Explanation of min_child_weight in xgboost algorithm The definition of the min_child_weight parameter in xgboost is given as the:

minimum sum of instance weight (hessian) needed in a child. If the
  tree partition step results in a leaf node with the sum of instance
  weight less than min_child_weight, then the building process will give
  up further partitioning. In linear regression mode, this simply
  corresponds to minimum number of instances needed to be in each node.
  The larger, the more conservative the algorithm will be.

I have read quite a few things on xgboost including the original paper (see formula 8 and the one just after equation 9), this question and most things to do with xgboost that appear on the first few pages of a google search. ;)
Basically I'm still not happy as to why we are imposing a constraint on the sum of the hessian? My only thought at the minute from the original paper is that it relates to the weighted quantile sketch section (and the reformulation as of equation 3 weighted squared loss) which has $h_i$ as the 'weight' of each instance.
A further question relates to why it is simply the number of instances in linear regression mode? I guess this is related to the second derivative of the sum of squares equation?
 A: For a regression, the loss of each point in a node is
$\frac{1}{2}(y_i - \hat{y_i})^2$
The second derivative of this expression with respect to $\hat{y_i}$ is $1$. So when you sum the second derivative over all points in the node, you get the number of points in the node.

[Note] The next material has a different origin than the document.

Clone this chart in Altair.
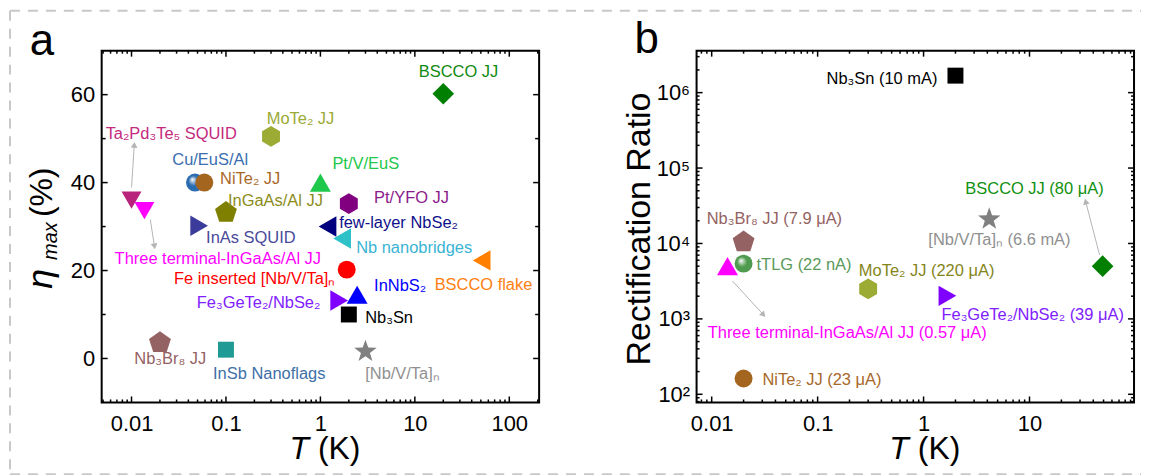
import altair as alt
import pandas as pd

FONT = "Liberation Sans"

# ---------------- panel a data ----------------
a_labels = ["Ta₂Pd₃Te₅ SQUID", "Three terminal-InGaAs/Al JJ", "Cu/EuS/Al", "NiTe₂ JJ",
            "InGaAs/Al JJ", "InAs SQUID", "MoTe₂ JJ", "Pt/V/EuS", "Pt/YFO JJ", "BSCCO JJ",
            "few-layer NbSe₂", "Nb nanobridges", "BSCCO flake", "Fe inserted [Nb/V/Ta]ₙ",
            "InNbS₂", "Fe₃GeTe₂/NbSe₂", "Nb₃Sn", "[Nb/V/Ta]ₙ", "Nb₃Br₈ JJ", "InSb Nanoflags"]
a_T = [0.01, 0.0137, 0.047, 0.059, 0.1, 0.052, 0.3, 1.0, 2.0, 20.0,
       1.19, 1.7, 51.0, 1.9, 2.45, 1.58, 2.0, 3.0, 0.02, 0.1]
a_eta = [36.0, 33.6, 40.0, 40.0, 33.2, 30.2, 50.5, 40.0, 35.2, 60.2,
         30.0, 27.3, 22.3, 20.2, 14.5, 13.2, 10.0, 1.6, 3.6, 2.0]
a_label_T = [0.00532, 0.00662, 0.027, 0.0865, 0.105, 0.0616, 0.27, 1.34, 3.7, 11.0,
             1.58, 2.39, 16.2, 1.44, 3.7, 1.0, 2.98, 2.98, 0.0107, 0.073]
a_label_eta = [51.1, 22.7, 45.2, 40.9, 35.9, 27.5, 54.5, 44.3, 36.4, 65.2,
               30.7, 25.2, 16.8, 18.0, 16.5, 12.5, 9.1, -3.6, -0.2, -3.6]
a_label_align = ["left"] * 13 + ["right", "left", "right"] + ["left"] * 4

# ---------------- panel b data ----------------
b_labels = ["Nb₃Sn (10 mA)", "BSCCO JJ (80 μA)", "[Nb/V/Ta]ₙ (6.6 mA)", "Nb₃Br₈ JJ (7.9 μA)",
            "Three terminal-InGaAs/Al JJ (0.57 μA)", "tTLG (22 nA)", "NiTe₂ JJ (23 μA)",
            "MoTe₂ JJ (220 μA)", "Fe₃GeTe₂/NbSe₂ (39 μA)"]
b_T = [2.0, 49.0, 4.17, 0.02, 0.0141, 0.02, 0.02, 0.3, 1.68]
b_ratio = [1.68e6, 5000, 2.1e4, 1.05e4, 5000, 5400, 162, 2500, 2020]
b_label_T = [1.35, 2.48, 1.11, 0.00898, 0.00917, 0.0265, 0.0301, 0.245, 1.476]
b_label_ratio = [1.53e6, 5.24e4, 1.11e4, 2.1e4, 655, 5190, 157, 4310, 1133]
b_label_align = ["right"] + ["left"] * 8

# annotation arrows (start -> end, data coordinates)
a_arrow_T1 = [0.01, 0.0158]
a_arrow_v1 = [38.9, 31.6]
a_arrow_T2 = [0.0107, 0.0175]
a_arrow_v2 = [48.6, 25.5]
b_arrow_T1 = [0.0157, 45.9]
b_arrow_v1 = [3185, 7030]
b_arrow_T2 = [0.0308, 33.9]
b_arrow_v2 = [1133, 3.6e4]

# ---------------- styles ----------------
PENT = "M0,-1 L0.951,-0.309 L0.588,0.809 L-0.588,0.809 L-0.951,-0.309 Z"
HEX = "M0,-1 L0.866,-0.5 L0.866,0.5 L0,1 L-0.866,0.5 L-0.866,-0.5 Z"
STAR = ("M0,-1 L0.235,-0.324 L0.951,-0.309 L0.380,0.124 L0.588,0.809 L0,0.4 "
        "L-0.588,0.809 L-0.380,0.124 L-0.951,-0.309 L-0.235,-0.324 Z")
SHAPE = {"tu": "triangle-up", "td": "triangle-down", "tl": "triangle-left", "tr": "triangle-right",
         "c": "circle", "s": "square", "d": "diamond", "p": PENT, "h": HEX, "st": STAR, "sp": "circle"}
SIZE = {"tu": 441, "td": 400, "tl": 420, "tr": 420, "c": 324, "s": 256, "d": 470,
        "p": 530, "h": 430, "st": 560, "sp": 324}

a_shape = ["td", "td", "sp", "c", "p", "tr", "h", "tu", "h", "d",
           "tl", "tl", "tl", "c", "tu", "tr", "s", "st", "p", "s"]
a_marker_color = ["#B8237C", "#FF00FF", "#2B6CB0", "#A4651E", "#7F7F00", "#3B3B9B", "#9BAB33",
                  "#1EC84A", "#800080", "#007F00", "#00007F", "#2EC2C8", "#FF8000", "#FF0000",
                  "#0000FF", "#8000FF", "#000000", "#808080", "#946262", "#1F9A94"]
a_label_color = ["#C42A7E", "#FF00FF", "#3A6EB0", "#A8682A", "#8C8C1A", "#4A4A9A", "#9AAA35",
                 "#22C84A", "#8B1A8B", "#108A10", "#10108A", "#3AB4D4", "#FF8010", "#FF0000",
                 "#0000FF", "#8020FF", "#000000", "#909090", "#946262", "#3D6FA8"]
b_shape = ["s", "d", "st", "p", "tu", "sp", "c", "h", "tr"]
b_marker_color = ["#000000", "#007F00", "#808080", "#946262", "#FF00FF", "#4E9A4E",
                  "#A4651E", "#9BAB33", "#8000FF"]
b_label_color = ["#000000", "#109010", "#909090", "#946262", "#FF00FF", "#5A9A5A",
                 "#A8682A", "#85851A", "#8020FF"]

ARROW_COLOR = "#B4B4B4"
a_arrow_angle = [4, 171]
b_arrow_angle = [138, 345]

W, H = 439, 353


def make_df(T, v, shape, mcolor):
    return pd.DataFrame({"T": T, "v": v,
                         "shape": [SHAPE[s] for s in shape],
                         "kind": shape,
                         "sz": [SIZE[s] for s in shape],
                         "col": mcolor})


def panel(xs, ys, xax, yax, T, v, shape, mcolor, labels, lT, lv, lcol, lalign,
          aT1, av1, aT2, av2, aang, sphere_first, xmaj, xmin, ymaj, ymin, ymin_len, extras):
    def X(f):
        return alt.X(f, type="quantitative", scale=xs, axis=xax, title=None)

    def Y(f):
        return alt.Y(f, type="quantitative", scale=ys, axis=yax, title=None)

    df = make_df(T, v, shape, mcolor)
    main = df[df["kind"] != "sp"]
    sph = df[df["kind"] == "sp"]

    layers = list(extras)

    # ticks (inward, all four sides)
    for vals, L in [(xmaj, 6), (xmin, 3)]:
        tdf = pd.DataFrame({"tv": vals})
        base = alt.Chart(tdf).mark_rule(color="black", strokeWidth=1.5)
        layers.append(base.encode(x=X("tv"), y=alt.value(H), y2=alt.value(H - L)))
        layers.append(base.encode(x=X("tv"), y=alt.value(0), y2=alt.value(L)))
    for vals, L in [(ymaj, 6), (ymin, ymin_len)]:
        tdf = pd.DataFrame({"tv": vals})
        base = alt.Chart(tdf).mark_rule(color="black", strokeWidth=1.5)
        layers.append(base.encode(y=Y("tv"), x=alt.value(0), x2=alt.value(L)))
        layers.append(base.encode(y=Y("tv"), x=alt.value(W), x2=alt.value(W - L)))

    # arrows
    adf = pd.DataFrame({"T1": aT1, "v1": av1, "T2": aT2, "v2": av2, "ang": aang})
    layers.append(alt.Chart(adf).mark_rule(color=ARROW_COLOR, strokeWidth=1).encode(
        x=X("T1"), x2=alt.X2("T2"), y=Y("v1"), y2=alt.Y2("v2")))
    layers.append(alt.Chart(adf).mark_point(shape="triangle-up", filled=True, size=45,
                                            color=ARROW_COLOR, opacity=1).encode(
        x=X("T2"), y=Y("v2"), angle=alt.Angle("ang:Q", scale=None)))

    def sphere_layers():
        out = []
        for _, r in sph.iterrows():
            c = r["col"]
            grad = alt.RadialGradient(
                gradient="radial",
                stops=[alt.GradientStop(color="#FFFFFF", offset=0),
                       alt.GradientStop(color=c, offset=0.45),
                       alt.GradientStop(color=c, offset=1)],
                x1=0.35, y1=0.32, r1=0, x2=0.5, y2=0.5, r2=0.62)
            out.append(alt.Chart(sph[sph["col"] == c]).mark_point(
                shape="circle", filled=True, size=int(r["sz"]), opacity=1, fill=grad,
                strokeWidth=0).encode(x=X("T"), y=Y("v")))
        return out

    if sphere_first:
        layers += sphere_layers()
    layers.append(alt.Chart(main).mark_point(filled=True, opacity=1, strokeWidth=0).encode(
        x=X("T"), y=Y("v"),
        shape=alt.Shape("shape:N", scale=None),
        color=alt.Color("col:N", scale=None),
        size=alt.Size("sz:Q", scale=None)))
    if not sphere_first:
        layers += sphere_layers()

    ldf = pd.DataFrame({"label": labels, "lT": lT, "lv": lv, "col": lcol, "al": lalign})
    for al in ["left", "right"]:
        sub = ldf[ldf["al"] == al]
        if len(sub):
            layers.append(alt.Chart(sub).mark_text(align=al, baseline="middle", font=FONT,
                                                   fontSize=16.5).encode(
                x=X("lT"), y=Y("lv"), text="label:N", color=alt.Color("col:N", scale=None)))
    return alt.layer(*layers).properties(width=W, height=H)


ONE = pd.DataFrame({"k": [0]})


def txt(text, x, y, size, angle=0, align="center", baseline="alphabetic", italic=False):
    kw = dict(align=align, baseline=baseline, font=FONT, fontSize=size, color="black")
    if angle:
        kw["angle"] = angle
    if italic:
        kw["fontStyle"] = "italic"
    return alt.Chart(ONE).mark_text(**kw).encode(x=alt.value(x), y=alt.value(y),
                                                 text=alt.value(text))


BORDER = dict(color="#C8C8C8", strokeWidth=2, strokeDash=[10, 8])
border_layers = [
    alt.Chart(ONE).mark_rule(**BORDER).encode(x=alt.value(-92), x2=alt.value(1043), y=alt.value(-40)),
    alt.Chart(ONE).mark_rule(**BORDER).encode(x=alt.value(-92), x2=alt.value(1043), y=alt.value(425)),
    alt.Chart(ONE).mark_rule(**BORDER).encode(x=alt.value(-92), y=alt.value(-40), y2=alt.value(425)),
]

lab = dict(labelFont=FONT, labelFontSize=22, labelColor="black", domain=False, ticks=False,
           tickSize=0, grid=False)

# panel a scales / axes
xs_a = alt.Scale(type="log", domain=[0.00483, 207], nice=False)
ys_a = alt.Scale(domain=[-10, 70], nice=False, zero=False)
xax_a = alt.Axis(values=[0.01, 0.1, 1, 10, 100], format="~g", labelPadding=11, **lab)
yax_a = alt.Axis(values=[0, 20, 40, 60], labelPadding=7, **lab)
a_xmaj = [0.01, 0.1, 1, 10, 100]
a_xmin = [m * 10.0 ** e for e in range(-3, 3) for m in range(2, 10) if 0.00483 < m * 10.0 ** e < 207]

extras_a = border_layers + [
    txt("a", -60, 4, 44),
    txt("T", 208, 410, 32, align="right", italic=True),
    txt("(K)", 217, 410, 32, align="left"),
    txt("η", -50, 239, 36, angle=270, align="left", italic=True),
    txt("max", -45, 210, 20, angle=270, align="left", italic=True),
    txt("(%)", -50, 167, 32, angle=270, align="left"),
]

pa = panel(xs_a, ys_a, xax_a, yax_a, a_T, a_eta, a_shape, a_marker_color,
           a_labels, a_label_T, a_label_eta, a_label_color, a_label_align,
           a_arrow_T1, a_arrow_v1, a_arrow_T2, a_arrow_v2, a_arrow_angle, True,
           a_xmaj, a_xmin, [0, 20, 40, 60], [10, 30, 50], 4, extras_a)

# panel b scales / axes
xs_b = alt.Scale(type="log", domain=[0.0072, 97], nice=False)
ys_b = alt.Scale(type="log", domain=[78, 3.6e6], nice=False)
xax_b = alt.Axis(values=[0.01, 0.1, 1, 10], format="~g", labelPadding=11, **lab)
yax_b = alt.Axis(values=[1e2, 1e3, 1e4, 1e5, 1e6], labelPadding=7,
                 labelExpr="'10' + ['⁰','¹','²','³','⁴','⁵','⁶','⁷'][round(log(datum.value)/LN10)]",
                 **lab)
b_xmaj = [0.01, 0.1, 1, 10]
b_xmin = [m * 10.0 ** e for e in range(-3, 2) for m in range(2, 10) if 0.0072 < m * 10.0 ** e < 97]
b_ymaj = [1e2, 1e3, 1e4, 1e5, 1e6]
b_ymin = [m * 10.0 ** e for e in range(1, 7) for m in range(2, 10) if 78 < m * 10.0 ** e < 3.6e6]

extras_b = [
    txt("b", -50, 2, 44),
    txt("T", 213, 410, 32, align="right", italic=True),
    txt("(K)", 222, 410, 32, align="left"),
    txt("Rectification Ratio", -47, 179, 34, angle=270, align="center"),
]

pb = panel(xs_b, ys_b, xax_b, yax_b, b_T, b_ratio, b_shape, b_marker_color,
           b_labels, b_label_T, b_label_ratio, b_label_color, b_label_align,
           b_arrow_T1, b_arrow_v1, b_arrow_T2, b_arrow_v2, b_arrow_angle, False,
           b_xmaj, b_xmin, b_ymaj, b_ymin, 3, extras_b)

chart = alt.hconcat(pa, pb, spacing=158, bounds="flush").properties(
    padding=0, background="white"
).configure_view(stroke="black", strokeWidth=2)

chart.save("out.html", embed_options={"renderer": "svg", "actions": False})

Here, min_child_weight means something like "stop trying to split once your sample size in a node goes below a given threshold". 
For a binary logistic regression, the hessian for each point in a node is going to contain terms like
$\sigma(\hat{y_i})(1 - \sigma(\hat{y_i}))$
where $\sigma$ is the sigmoid function. Say you're at a pure node (e.g., all of the training examples in the node are 1's). Then all of the $\hat{y_i}$'s will probably be large positive numbers, so all of the $\sigma(\hat{y_i})$'s will be near 1, so all of the hessian terms will be near 0. Similar logic holds if all of the training examples in the node are 0. Here, min_child_weight means something like "stop trying to split once you reach a certain degree of purity in a node and your model can fit it". 
The Hessian's a sane thing to use for regularization and limiting tree depth. For regression, it's easy to see how you might overfit if you're always splitting down to nodes with, say, just 1 observation. Similarly, for classification, it's easy to see how you might overfit if you insist on splitting until each node is pure.
A: When there is little information, gradients of the loss function will tend to change slower, hence a smaller hessian. In the MLE framework, the negative of the hessian is known as the observed Fisher information. Ignoring the sign, a larger hessian will mean that more information is available. You don't want splits to happen when there is too little information. This shortage of information manifests in different ways for different loss functions, some of which were already described in another answer: smaller sample size for ordinary least squares regression and similar for logistic regression but now also weighted by the impurity $p(1-p)$ expected by the current model (so smaller and purer samples will be the less informative ones). Also notice that since the score of a leaf is related to $\frac{\sum grad}{\sum hess}$, a very small $\sum hess$ will make the ratio unstable, which is another way this lack of information manifests.